Personal information
- Full name: Horace Ronald Phillips
- Date of birth: 3 June 1921
- Place of birth: Peterborough, South Australia
- Date of death: 11 January 2007 (aged 85)

Playing career^{1}
- Years: Club / Games (Goals)
- 1940, 1946–1953: North Adelaide / 139 (219)
- ^{1} Playing statistics correct to the end of 1953.

= Ron Phillips (Australian footballer) =

Australian rules footballer

Horace Ronald Phillips (3 June 1921 – 11 January 2007) was an Australian rules footballer who played with North Adelaide in the SANFL. He won back to back Magarey Medals in 1948 and 1949, the only other North Adelaide player to achieve this feat is Tommy MacKenzie.

He was born on 3 June 1921 in Peterborough, South Australia to Horace Norman Phillips and Winifred Lena Phillips (née Cosgrove).

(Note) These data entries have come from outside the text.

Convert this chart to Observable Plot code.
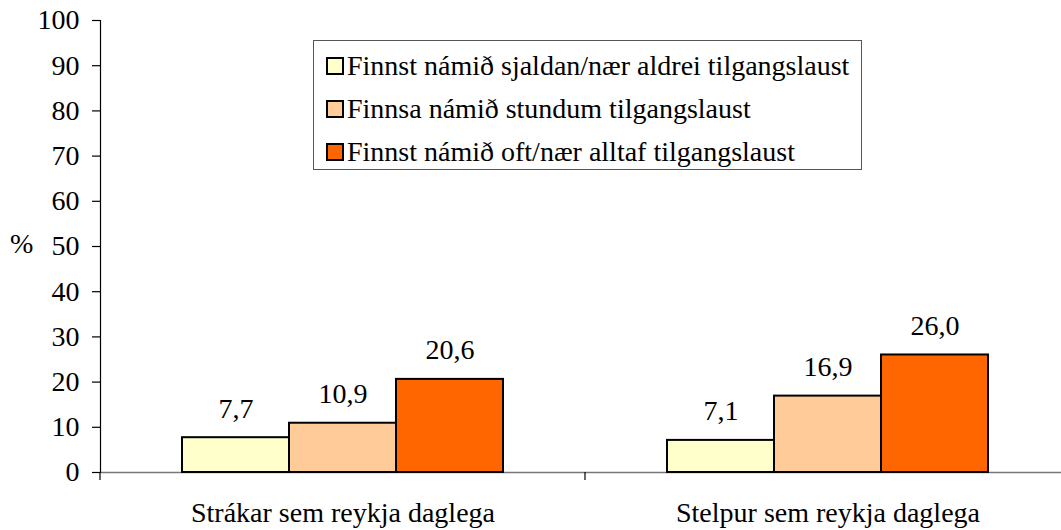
<!DOCTYPE html>
<html>
<head>
<meta charset="utf-8">
<script src="https://cdn.jsdelivr.net/npm/d3@7"></script>
<script src="https://cdn.jsdelivr.net/npm/@observablehq/plot@0.6"></script>
<style>
  html, body { margin: 0; padding: 0; background: #fff; overflow: hidden; }
  #wrap { position: relative; width: 1061px; height: 530px; font-family: "Liberation Serif", "Times New Roman", serif; }
  #pct { position: absolute; left: 10px; top: 228px; font-size: 28px; color: #000; }
  #legend { position: absolute; left: 313px; top: 40px; width: 549px; height: 130px; border: 1px solid #555; box-sizing: border-box; background: #fff; padding-top: 3px; }
  .row { display: flex; align-items: center; height: 43px; padding-left: 12px; font-size: 28px; color: #000; white-space: nowrap; }
  .sw { width: 14px; height: 14px; border: 2px solid #000; margin-right: 3px; flex: none; }
</style>
</head>
<body>
<div id="wrap">
  <div id="chart"></div>
  <div id="pct">%</div>
  <div id="legend"></div>
</div>
<script>
const categories = ["Strákar sem reykja daglega", "Stelpur sem reykja daglega"];
const series = [
  "Finnst námið sjaldan/nær aldrei tilgangslaust",
  "Finnsa námið stundum tilgangslaust",
  "Finnst námið oft/nær alltaf tilgangslaust"
];
const colors = ["#FFFFCC", "#FFCC99", "#FF6600"];
const valuesStrakar = [7.7, 10.9, 20.6];
const valuesStelpur = [7.1, 16.9, 26.0];
const yTicks = [0, 10, 20, 30, 40, 50, 60, 70, 80, 90, 100];

const data = [];
[valuesStrakar, valuesStelpur].forEach((vals, ci) => {
  vals.forEach((v, si) => data.push({cat: categories[ci], series: series[si], value: v}));
});

const fmt = v => v.toFixed(1).replace(".", ",");
const font = "'Liberation Serif', 'Times New Roman', serif";

// tick at each facet's left edge, below the x axis (category separators)
const sepTicks = (index, scales, values, dim) => {
  const g = d3.create("svg:g");
  const x = dim.marginLeft;
  const y0 = dim.height - dim.marginBottom;
  g.append("line").attr("x1", x).attr("x2", x).attr("y1", y0).attr("y2", y0 + 8)
    .attr("stroke", "#000").attr("stroke-width", 1.2);
  return g.node();
};

const plot = Plot.plot({
  width: 1061,
  height: 530,
  marginTop: 20,
  marginBottom: 58,
  marginLeft: 100,
  marginRight: -9,
  style: {fontFamily: font, fontSize: "28px", color: "#000", background: "#fff"},
  fx: {domain: categories, paddingInner: 0, paddingOuter: 0, label: null},
  x: {domain: series, paddingInner: 0, paddingOuter: 0.752, axis: null},
  y: {domain: [0, 100], axis: null},
  color: {domain: series, range: colors},
  marks: [
    Plot.ruleY([0], {stroke: "#777", strokeWidth: 1.3}),
    Plot.frame({anchor: "left", facetAnchor: "left", stroke: "#000", strokeWidth: 1.2}),
    Plot.axisY({ticks: yTicks, tickSize: 8, tickPadding: 13, tickFormat: d => String(d), label: null, fontSize: 28, fontFamily: font, stroke: "#000", strokeWidth: 1.2}),
    Plot.axisFx({anchor: "bottom", tickSize: 0, tickPadding: 30, label: null, fontSize: 28, fontFamily: font}),
    Plot.barY(data, {fx: "cat", x: "series", y: "value", fill: "series", stroke: "#000", strokeWidth: 2}),
    Plot.text(data, {fx: "cat", x: "series", y: "value", text: d => fmt(d.value), dy: -29, fontSize: 28, fontFamily: font, fill: "#000"}),
    sepTicks
  ]
});
document.getElementById("chart").appendChild(plot);

const legend = document.getElementById("legend");
series.forEach((s, i) => {
  const row = document.createElement("div");
  row.className = "row";
  const sw = document.createElement("span");
  sw.className = "sw";
  sw.style.background = colors[i];
  const t = document.createElement("span");
  t.textContent = s;
  row.appendChild(sw);
  row.appendChild(t);
  legend.appendChild(row);
});
</script>
</body>
</html>
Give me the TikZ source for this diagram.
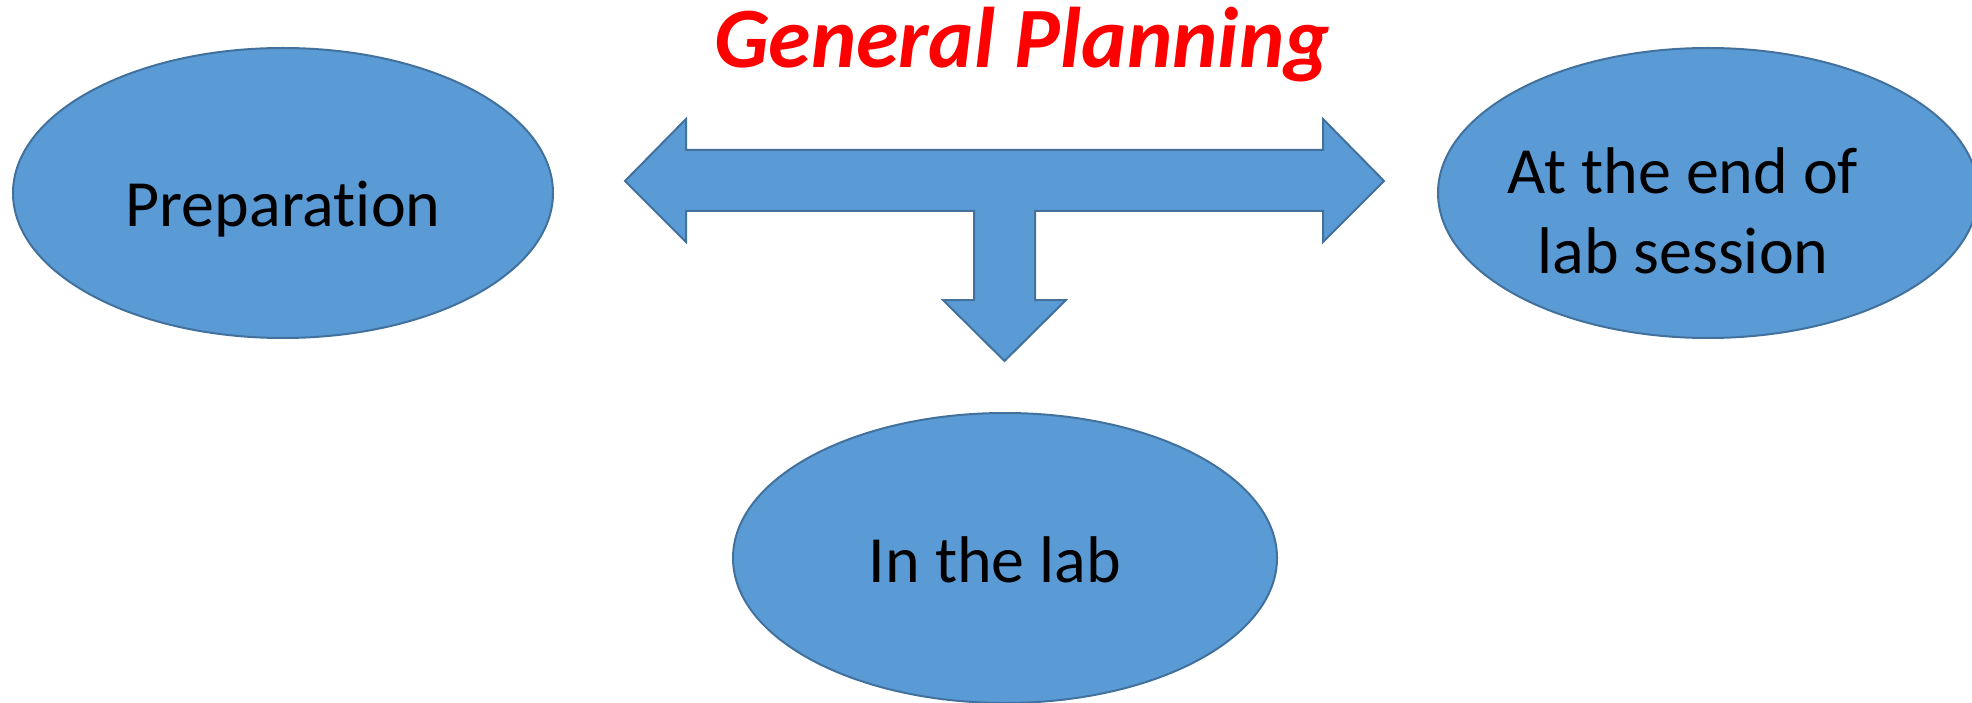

Phillips was a very versatile footballer and played in most positions during his 139-game career. His 1948 Magarey Medal win was at centre half back and he won the award the following season when playing at centre half forward. From 1949 to 1952 he topped North Adelaide's goalkicking, with his best tally of 66 goals coming in 1952. He also played interstate football for South Australia, making a total of 10 appearances.